Camp Chef’s parent company, Vista Outdoor, has rejected an unsolicited proposal to merge with Colt CZ for $30 a share. Instead, they plan to continue forward with their plan to sell their Sporting Products business to Czechoslovak Group and keep their Outdoor Products division public.
Vista Outdoor’s board consulted with financial advisors and outside legal counsel and reached the determination that the merger proposal wouldn’t be more favorable to Vista stockholders.

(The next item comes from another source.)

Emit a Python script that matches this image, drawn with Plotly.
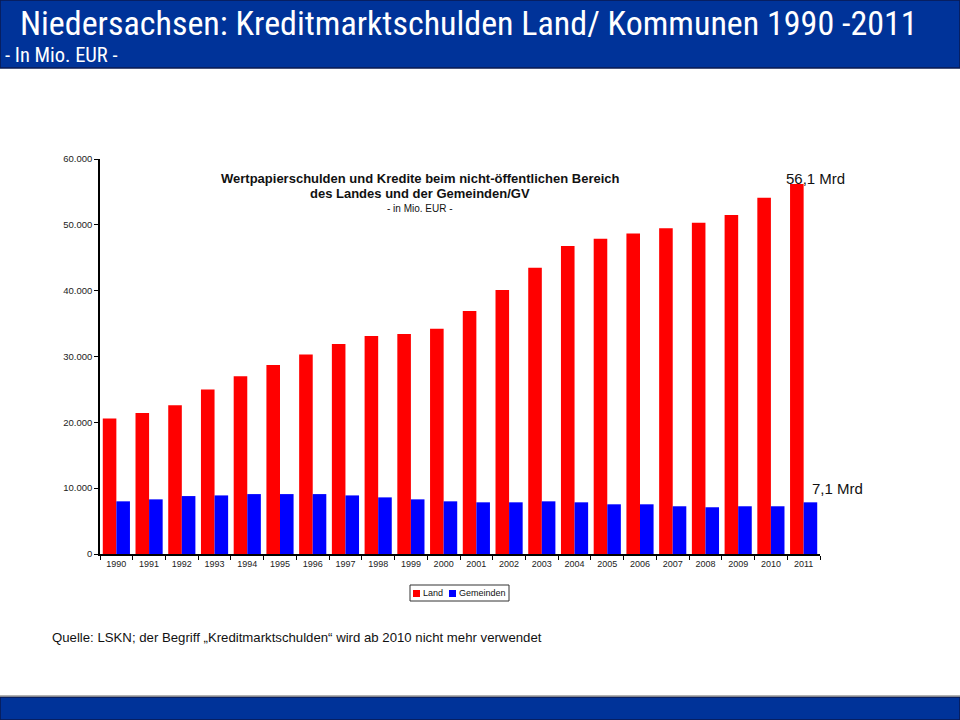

Gary McArthur, Interim CEO of Vista Outdoor
- the purported value of $30 per Vista share in the November 22 Proposal significantly undervalues Vista;
- the November 22 Proposal does not provide adequate detail to determine whether the proposed transaction actually values Vista at $30 per share;
- the November 22 Proposal does not take into account the significant stockholder value that is expected to be created by the separation of the Outdoor Products and Sporting Products segments of Vista into two independent companies, each with its own dedicated strategic focus, enhanced ability to attract and retain top talent, tailored capital allocation philosophy, and set of competitive advantages;
- the November 22 Proposal does not provide adequate details relating to the debt and equity financing contemplated thereby and does not include any binding commitments with respect to such financing; and
- the November 22 Proposal does not provide adequate detail with respect to the proposed transaction, including, among other things, with respect to the proposed structure, transaction steps and contractual terms.
I’d agree with Vista’s letter, especially on the third bullet. The reason that Vista started with the separation is that they feel there’s a valuation discrepancy based on the trading multiple for the two divisions. A separation makes it easier for the market to properly value them, because they would be distinct companies. The Colt CZ offer is based on what Vista is currently trading at, which would be a low valuation based on the premise of their separation.
The offer from Colt CZ also noted that it was based on the relatively low operating margins currently for the Outdoor Products company. It’s been well established that there was pull-ahead and other headwinds for those companies, leading to a low margin environment. A merger with Colt CZ could undervalue the future upside in normal market conditions.